Nov. 9, 2025 — Today, as the U.S. Supreme Court hears oral argument in National Republican Senatorial Committee v. Federal Election Commission, American Promise issued the following statement from Jeff Clements, co-founder and CEO:
“Regardless of how the Supreme Court rules in NRSC v. FEC, Americans are once again stuck watching nine unelected judges decide the rules of our elections—rules that for the first 200 years of our country’s history belonged to the people, as the founders intended. Ever since Buckley v. Valeo nearly 50 years ago, courts have treated political spending like an untouchable right and pushed voters and our elected representatives to the sidelines. That approach was wrong then, and it’s wrong now. In case after case, federal judges have struck down state and local efforts to put reasonable guardrails on campaign money and restore trust in elections.

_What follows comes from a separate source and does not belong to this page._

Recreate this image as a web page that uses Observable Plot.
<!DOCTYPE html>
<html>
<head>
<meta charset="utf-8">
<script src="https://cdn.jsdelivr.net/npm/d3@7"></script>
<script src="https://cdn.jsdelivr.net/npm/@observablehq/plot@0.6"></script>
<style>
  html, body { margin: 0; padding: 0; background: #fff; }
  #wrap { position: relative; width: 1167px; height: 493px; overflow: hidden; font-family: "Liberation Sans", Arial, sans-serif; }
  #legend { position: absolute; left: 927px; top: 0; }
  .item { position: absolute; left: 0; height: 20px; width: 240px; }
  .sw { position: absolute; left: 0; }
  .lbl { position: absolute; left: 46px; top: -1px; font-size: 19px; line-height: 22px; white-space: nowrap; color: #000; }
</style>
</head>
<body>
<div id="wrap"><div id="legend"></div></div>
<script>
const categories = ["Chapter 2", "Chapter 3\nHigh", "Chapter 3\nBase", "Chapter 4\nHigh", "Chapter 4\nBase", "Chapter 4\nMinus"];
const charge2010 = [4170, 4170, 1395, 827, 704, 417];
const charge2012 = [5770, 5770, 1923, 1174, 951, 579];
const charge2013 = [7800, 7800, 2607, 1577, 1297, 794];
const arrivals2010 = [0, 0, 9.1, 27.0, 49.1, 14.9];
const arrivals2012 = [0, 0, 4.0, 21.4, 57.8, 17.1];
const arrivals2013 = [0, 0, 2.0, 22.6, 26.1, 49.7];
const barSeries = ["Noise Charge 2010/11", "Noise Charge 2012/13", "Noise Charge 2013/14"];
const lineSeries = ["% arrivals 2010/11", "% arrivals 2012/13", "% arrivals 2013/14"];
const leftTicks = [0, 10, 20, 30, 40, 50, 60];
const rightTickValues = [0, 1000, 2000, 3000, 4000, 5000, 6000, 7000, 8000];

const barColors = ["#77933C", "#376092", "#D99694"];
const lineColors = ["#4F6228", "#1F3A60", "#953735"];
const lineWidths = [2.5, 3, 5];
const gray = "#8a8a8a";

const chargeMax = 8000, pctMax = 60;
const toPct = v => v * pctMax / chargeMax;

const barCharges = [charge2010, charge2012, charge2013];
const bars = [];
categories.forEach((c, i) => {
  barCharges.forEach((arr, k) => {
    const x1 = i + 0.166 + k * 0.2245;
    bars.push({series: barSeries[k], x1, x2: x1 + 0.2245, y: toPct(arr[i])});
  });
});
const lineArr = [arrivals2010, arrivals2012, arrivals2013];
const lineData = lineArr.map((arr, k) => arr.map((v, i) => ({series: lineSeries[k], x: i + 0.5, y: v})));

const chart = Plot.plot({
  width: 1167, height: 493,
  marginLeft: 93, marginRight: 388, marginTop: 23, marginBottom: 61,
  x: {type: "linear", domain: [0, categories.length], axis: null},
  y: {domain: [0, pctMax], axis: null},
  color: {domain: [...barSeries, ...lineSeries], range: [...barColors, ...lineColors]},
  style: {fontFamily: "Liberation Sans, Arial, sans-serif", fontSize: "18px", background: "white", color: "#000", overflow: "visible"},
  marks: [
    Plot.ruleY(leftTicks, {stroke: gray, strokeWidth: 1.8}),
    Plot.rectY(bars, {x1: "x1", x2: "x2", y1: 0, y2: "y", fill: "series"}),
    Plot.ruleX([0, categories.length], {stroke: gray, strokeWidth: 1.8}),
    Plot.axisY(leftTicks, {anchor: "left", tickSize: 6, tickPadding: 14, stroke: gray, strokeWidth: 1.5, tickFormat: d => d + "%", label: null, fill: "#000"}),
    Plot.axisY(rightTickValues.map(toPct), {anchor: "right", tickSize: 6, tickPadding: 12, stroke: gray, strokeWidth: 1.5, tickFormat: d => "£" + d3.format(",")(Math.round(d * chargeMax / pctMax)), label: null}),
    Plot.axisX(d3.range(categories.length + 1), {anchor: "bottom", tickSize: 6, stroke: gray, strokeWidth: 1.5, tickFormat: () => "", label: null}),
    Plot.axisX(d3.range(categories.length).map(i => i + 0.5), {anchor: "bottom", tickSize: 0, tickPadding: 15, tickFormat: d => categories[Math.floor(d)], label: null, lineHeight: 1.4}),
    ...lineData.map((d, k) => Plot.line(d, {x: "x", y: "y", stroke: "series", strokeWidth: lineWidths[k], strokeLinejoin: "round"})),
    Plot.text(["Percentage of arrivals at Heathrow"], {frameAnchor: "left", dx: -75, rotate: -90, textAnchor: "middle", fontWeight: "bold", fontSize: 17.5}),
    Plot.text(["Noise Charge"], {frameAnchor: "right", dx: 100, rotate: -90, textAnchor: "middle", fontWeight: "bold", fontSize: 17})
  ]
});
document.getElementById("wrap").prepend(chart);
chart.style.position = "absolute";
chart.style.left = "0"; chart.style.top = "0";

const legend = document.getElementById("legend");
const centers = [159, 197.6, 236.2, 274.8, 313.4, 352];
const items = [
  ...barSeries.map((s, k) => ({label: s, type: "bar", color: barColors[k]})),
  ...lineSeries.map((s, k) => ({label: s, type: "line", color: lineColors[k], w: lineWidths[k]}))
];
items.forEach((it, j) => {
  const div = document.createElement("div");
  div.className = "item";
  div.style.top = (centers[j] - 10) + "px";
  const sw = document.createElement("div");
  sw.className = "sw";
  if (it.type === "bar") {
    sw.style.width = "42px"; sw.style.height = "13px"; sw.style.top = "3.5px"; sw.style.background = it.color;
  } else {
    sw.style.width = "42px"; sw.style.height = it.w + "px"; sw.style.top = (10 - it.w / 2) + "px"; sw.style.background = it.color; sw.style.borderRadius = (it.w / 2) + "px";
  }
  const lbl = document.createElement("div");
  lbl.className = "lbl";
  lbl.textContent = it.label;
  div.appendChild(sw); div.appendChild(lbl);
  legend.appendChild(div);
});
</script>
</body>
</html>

“The result is a political system increasingly drowning in money and corruption. The vast majority of Americans, across the political spectrum, reject a system of unlimited election spending, and candidates, parties, and donors are trapped in an arms race no one asked for. A small circle of powerful interests, even foreign interests, can now tilt elections at every level—flooding local races with outside money and polarizing and misleading attacks that drown out local voices and deepen partisan division. That doesn’t expand free speech or improve the marketplace of ideas; it drowns out the voices of ordinary voters and locks in gridlock on the issues Americans care about most. Without an off-ramp, political spending will only continue to rise, further concentrating power and corrupting our system of self-government beyond repair.
“Under our Constitution, the American people through our elected representatives—not the courts—have the power to decide about how money should influence our elections. After decades of failed Supreme Court rulings, Americans are advancing a constitutional amendment that explicitly restores that power. We urge continued action in our state legislatures and Congress to pass and ratify this constitutional amendment promptly.”
For Background:
American Promise does not take a position on the particular policy at issue in NRSC v. FEC. In August, the organization filed an amicus brief supporting neither side. The brief urges the Court to reconsider its modern campaign finance jurisprudence in light of Founding-era understandings of free speech and the proper role of the judiciary. It notes that the Court’s 1976 decision in Buckley v. Valeo, which, for the first time, equated political spending with speech, didn’t consider originalist principles and shifted control over campaign finance policy away from elected lawmakers and toward the Court itself.
Public opinion data underscores the depth of concern. New nationwide polling commissioned by American Promise finds broad, cross-partisan agreement that money in politics is a serious threat to U.S. elections, with large majorities of Republicans, Democrats, and Independents supporting a constitutional amendment to allow Congress and the states to set reasonable limits on political spending and opposing a system of unlimited election spending.
American Promise is advancing the For Our Freedom Amendment, an amendment to the U.S. Constitution that would restore the power of Congress and the states to set reasonable limits on campaign spending. The amendment would not impose any particular set of rules; instead, it would return these decisions to voters and their elected representatives.
To date, 23 states, as varied as Massachusetts and Montana, Alaska and Nevada, West Virginia and California, have formally called on Congress to pass the amendment, or one similar to it, and send it to the states for ratification.